This pantheistic belief can be persuasive - particularly if you see a profoundness in nature and the universe. You cannot have worked and played in the outside world and not felt the spiritual forest.
John Burroughs, who like John Muir and both students of Emerson and Thoreau, makes a case for his case for a pantheistic outlook. Burroughs writes, "Conceive of God in terms of universal Nature--a nature God in whom we really live and move and have our being, with who our relation is as intimate and constant as that of the babe in its mother’s womb, or the apple upon the bough. This is the God that science and reason reveal to us--the God we touch with our hands, see with our eyes, hear with our ears, and from whom there is no escape, who is, indeed, from everlasting to everlasting."
John Muir certainly agreed and wrote, "Most people are on the world, not in it--have no conscious sympathy or relationship to anything about them-- undiffused, separate, and rigidly alone like marbles of polished stone, touching, but separate.

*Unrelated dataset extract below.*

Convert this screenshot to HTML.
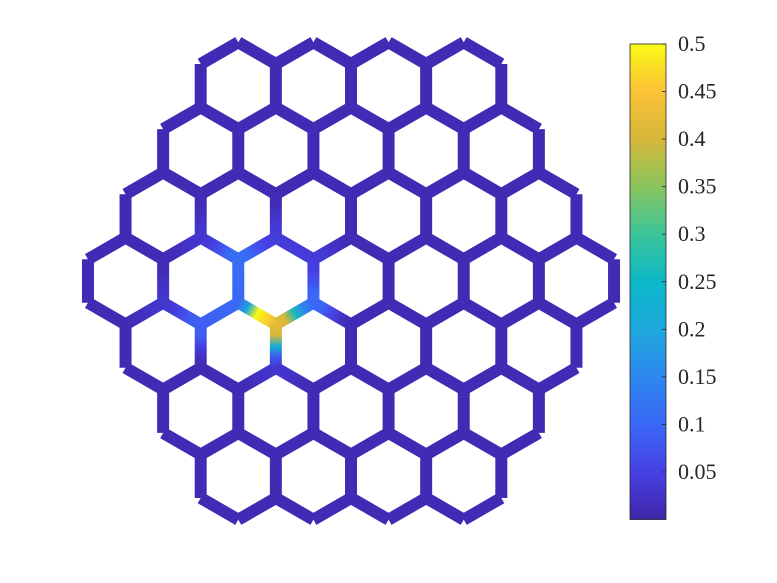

Instead of taking the (traditional) Mosaic position of tending the forest for "the greater good" of humanity (a term coined by forester Gifford Pinchot) the pantheistic approach is to keep all hands off. The modern, "deep ecology" movement has taken a pantheistic turn and it forms the basic foundation for the radical environmental movement and maybe even a significant influence on the channeled environmental movement.